** Aim **
Print the entries below word for word; the pictures stay out of your copy.

** Data **
^^^^^^^^^^^^^^^^

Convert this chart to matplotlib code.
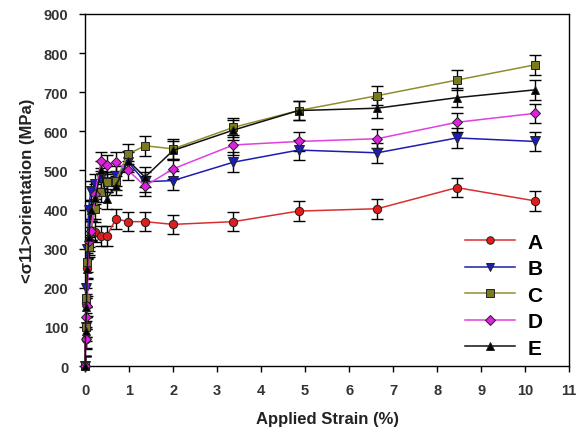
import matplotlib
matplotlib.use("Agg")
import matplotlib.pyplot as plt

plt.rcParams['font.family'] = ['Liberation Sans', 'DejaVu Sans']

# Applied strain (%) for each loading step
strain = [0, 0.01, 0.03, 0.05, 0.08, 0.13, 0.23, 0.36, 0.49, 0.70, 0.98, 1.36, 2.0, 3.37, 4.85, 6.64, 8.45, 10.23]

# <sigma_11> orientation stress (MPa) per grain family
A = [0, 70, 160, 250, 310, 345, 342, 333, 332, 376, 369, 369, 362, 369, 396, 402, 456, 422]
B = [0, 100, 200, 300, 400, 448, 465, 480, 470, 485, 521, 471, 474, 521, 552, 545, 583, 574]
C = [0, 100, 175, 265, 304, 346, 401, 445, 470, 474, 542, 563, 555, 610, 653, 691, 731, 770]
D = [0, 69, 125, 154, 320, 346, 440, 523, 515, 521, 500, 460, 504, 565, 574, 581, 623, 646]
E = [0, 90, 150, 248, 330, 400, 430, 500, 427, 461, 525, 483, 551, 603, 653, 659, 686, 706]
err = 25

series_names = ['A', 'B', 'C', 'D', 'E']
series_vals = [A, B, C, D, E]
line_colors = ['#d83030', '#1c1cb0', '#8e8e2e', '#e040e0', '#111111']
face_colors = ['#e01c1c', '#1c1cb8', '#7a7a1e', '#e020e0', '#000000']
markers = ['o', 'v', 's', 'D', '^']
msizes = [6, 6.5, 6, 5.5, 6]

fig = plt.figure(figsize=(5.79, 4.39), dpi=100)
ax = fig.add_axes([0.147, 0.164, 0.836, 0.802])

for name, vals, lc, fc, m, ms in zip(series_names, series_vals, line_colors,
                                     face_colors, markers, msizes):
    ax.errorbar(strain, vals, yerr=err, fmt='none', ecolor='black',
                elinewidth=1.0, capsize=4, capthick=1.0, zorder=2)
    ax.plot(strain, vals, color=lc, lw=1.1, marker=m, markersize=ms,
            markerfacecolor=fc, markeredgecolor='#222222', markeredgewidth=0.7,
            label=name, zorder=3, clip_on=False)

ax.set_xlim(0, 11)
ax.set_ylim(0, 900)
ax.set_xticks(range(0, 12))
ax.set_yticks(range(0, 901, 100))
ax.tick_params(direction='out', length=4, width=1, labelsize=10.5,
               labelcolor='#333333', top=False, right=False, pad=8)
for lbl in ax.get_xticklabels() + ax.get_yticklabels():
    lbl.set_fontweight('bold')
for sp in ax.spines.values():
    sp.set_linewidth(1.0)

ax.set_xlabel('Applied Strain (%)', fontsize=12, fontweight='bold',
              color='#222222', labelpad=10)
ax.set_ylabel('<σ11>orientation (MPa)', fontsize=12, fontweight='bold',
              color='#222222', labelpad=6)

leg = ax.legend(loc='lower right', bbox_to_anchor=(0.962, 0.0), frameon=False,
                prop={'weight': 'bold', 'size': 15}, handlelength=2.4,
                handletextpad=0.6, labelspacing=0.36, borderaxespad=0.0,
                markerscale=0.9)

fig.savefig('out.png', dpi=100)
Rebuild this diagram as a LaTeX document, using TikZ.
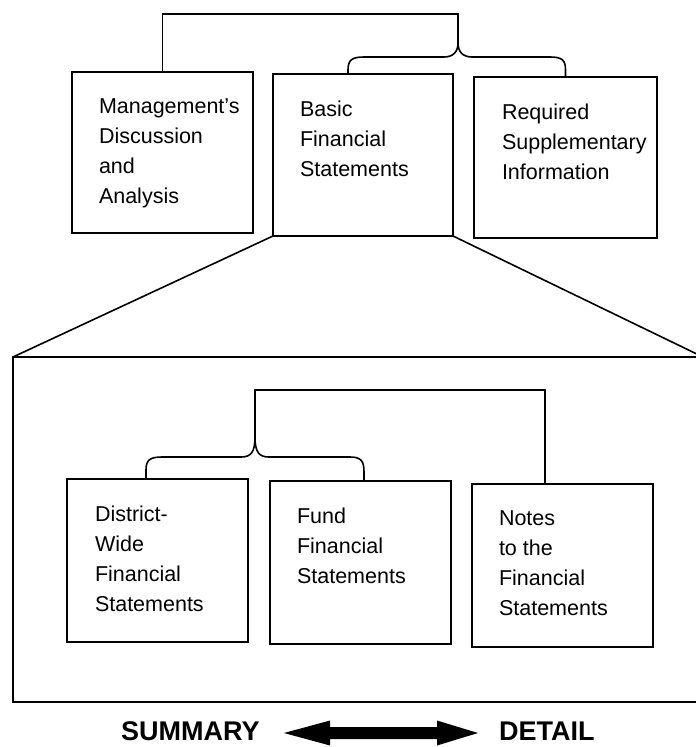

^^^^^^^^^^^^^^^^

** Output **
Convert this chart to matplotlib code.
import matplotlib
matplotlib.use("Agg")
import matplotlib.pyplot as plt

plt.rcParams['font.family'] = ['Liberation Sans', 'DejaVu Sans']

# Applied strain (%) for each loading step
strain = [0, 0.01, 0.03, 0.05, 0.08, 0.13, 0.23, 0.36, 0.49, 0.70, 0.98, 1.36, 2.0, 3.37, 4.85, 6.64, 8.45, 10.23]

# <sigma_11> orientation stress (MPa) per grain family
A = [0, 70, 160, 250, 310, 345, 342, 333, 332, 376, 369, 369, 362, 369, 396, 402, 456, 422]
B = [0, 100, 200, 300, 400, 448, 465, 480, 470, 485, 521, 471, 474, 521, 552, 545, 583, 574]
C = [0, 100, 175, 265, 304, 346, 401, 445, 470, 474, 542, 563, 555, 610, 653, 691, 731, 770]
D = [0, 69, 125, 154, 320, 346, 440, 523, 515, 521, 500, 460, 504, 565, 574, 581, 623, 646]
E = [0, 90, 150, 248, 330, 400, 430, 500, 427, 461, 525, 483, 551, 603, 653, 659, 686, 706]
err = 25

series_names = ['A', 'B', 'C', 'D', 'E']
series_vals = [A, B, C, D, E]
line_colors = ['#d83030', '#1c1cb0', '#8e8e2e', '#e040e0', '#111111']
face_colors = ['#e01c1c', '#1c1cb8', '#7a7a1e', '#e020e0', '#000000']
markers = ['o', 'v', 's', 'D', '^']
msizes = [6, 6.5, 6, 5.5, 6]

fig = plt.figure(figsize=(5.79, 4.39), dpi=100)
ax = fig.add_axes([0.147, 0.164, 0.836, 0.802])

for name, vals, lc, fc, m, ms in zip(series_names, series_vals, line_colors,
                                     face_colors, markers, msizes):
    ax.errorbar(strain, vals, yerr=err, fmt='none', ecolor='black',
                elinewidth=1.0, capsize=4, capthick=1.0, zorder=2)
    ax.plot(strain, vals, color=lc, lw=1.1, marker=m, markersize=ms,
            markerfacecolor=fc, markeredgecolor='#222222', markeredgewidth=0.7,
            label=name, zorder=3, clip_on=False)

ax.set_xlim(0, 11)
ax.set_ylim(0, 900)
ax.set_xticks(range(0, 12))
ax.set_yticks(range(0, 901, 100))
ax.tick_params(direction='out', length=4, width=1, labelsize=10.5,
               labelcolor='#333333', top=False, right=False, pad=8)
for lbl in ax.get_xticklabels() + ax.get_yticklabels():
    lbl.set_fontweight('bold')
for sp in ax.spines.values():
    sp.set_linewidth(1.0)

ax.set_xlabel('Applied Strain (%)', fontsize=12, fontweight='bold',
              color='#222222', labelpad=10)
ax.set_ylabel('<σ11>orientation (MPa)', fontsize=12, fontweight='bold',
              color='#222222', labelpad=6)

leg = ax.legend(loc='lower right', bbox_to_anchor=(0.962, 0.0), frameon=False,
                prop={'weight': 'bold', 'size': 15}, handlelength=2.4,
                handletextpad=0.6, labelspacing=0.36, borderaxespad=0.0,
                markerscale=0.9)

fig.savefig('out.png', dpi=100)
Rebuild this diagram as a LaTeX document, using TikZ.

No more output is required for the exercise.